Wednesday tips round-up: BP, Meggitt
Updated : 21:33
What kind of investor would buy a stock whose total return over the last ten years was -4% and has underperformed its benchmark by 90 percentage points during that same period? Institutional investors to name but one. What company are we talking about? BP. Buyers continue to be attracted by the company’s dividend - the yield on the shares now stands at 6% - and its free float. For all intents and purposes, the stock is hard-wired into the pension investments of many a Briton.
Yes, the outfit was the victim of an unfortunate disaster in the Gulf of Mexico. No, it does not rely on the cash generated by its stake in Russia’s Rosneft. Even so, it does not merit to be considered a “core” holding. Current levels of capital expenditure will come under pressure from oil at $50 per barrel. Even a sale to the likes of Exxon is far easier said than done, given present levels of volatility. In the best of worlds, one can describe it as a risky turn-around-story. “Permanence is overrated,” says the Financial Times’ Lex column.
Meggitt managed to navigate deftly through the wreckage and debris of the past financial crisis. The company refinanced its debt while simultaneously lessening its dependence on Airbus and Boeing’s commercial aircraft programmes through targeted acquisitions. Ironically enough, the current dearth of properly priced potential acquisition targets means the engineer prefers to return excess cash-flow to its shareholders. In fact, the firm believes its current level of borrowings is not high enough given the current low interest rates. Significantly, the outfit’s latest trading statement revealed strong growth in the supply of original equipment to the two aircraft-makers mentioned above.

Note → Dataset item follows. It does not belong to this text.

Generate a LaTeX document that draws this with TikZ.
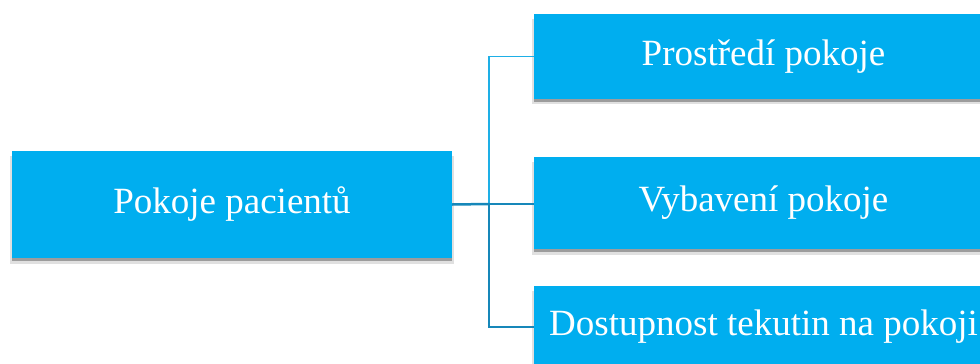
\documentclass[tikz,border=0pt]{standalone}
\usepackage{fontspec}
\setmainfont{Liberation Serif}
\usetikzlibrary{shadows}
\definecolor{boxblue}{RGB}{0,174,239}
\definecolor{linkdark}{RGB}{22,135,185}
\definecolor{linklight}{RGB}{30,175,230}
\tikzset{
  topicbox/.style={rectangle, fill=boxblue, text=white, font=\fontsize{37}{44}\selectfont,
    general shadow={shadow xshift=0pt, shadow yshift=-5pt, shadow scale=1.01, opacity=0.12, fill=black},
    drop shadow={shadow xshift=0pt, shadow yshift=-3pt, opacity=0.3, fill=black}},
  darklink/.style={draw=linkdark, line width=2.5pt},
  lightlink/.style={draw=linklight, line width=1.2pt}
}
\begin{document}
\begin{tikzpicture}[x=1pt, y=-1pt]
        \clip (0, 0) rectangle (980, 364);
        \useasboundingbox (0, 0) rectangle (980, 364);

        \node[topicbox, minimum width=440pt, minimum height=107pt] (pokoje) at (232, 204.5) {Pokoje pacientů};
        \node[topicbox, minimum width=459pt, minimum height=85pt] (prostredi) at (763.5, 56.5) {Prostředí pokoje};
        \node[topicbox, minimum width=459pt, minimum height=92pt] (vybaveni) at (763.5, 203) {Vybavení pokoje};
        \node[topicbox, minimum width=459pt, minimum height=82pt] (dostupnost) at (763.5, 327) {Dostupnost tekutin na pokoji};

        \coordinate (branch) at (489, 204);

        \draw[lightlink] (branch) |- (prostredi.west);
        \draw[darklink] (pokoje.east) -- (branch);
        \draw[darklink] (branch) -- (vybaveni.west |- branch);
        \draw[darklink] (branch) |- (dostupnost.west);

\end{tikzpicture}
\end{document}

The maker of sub-systems for the aerospace, defence and energy markets also saw a similar return to growth at its defence arm. Furthermore, and despite the problems on its energy side, in Brazil, linked to its local partner which supplies to state oil company Petrobras, that division offers good diversification overall. The stock is a long-term buy and will enjoy the support of a share buy buyback programme that is expected to stretch to up to £270m. “Buy long-term,” says The Times’s Tempus.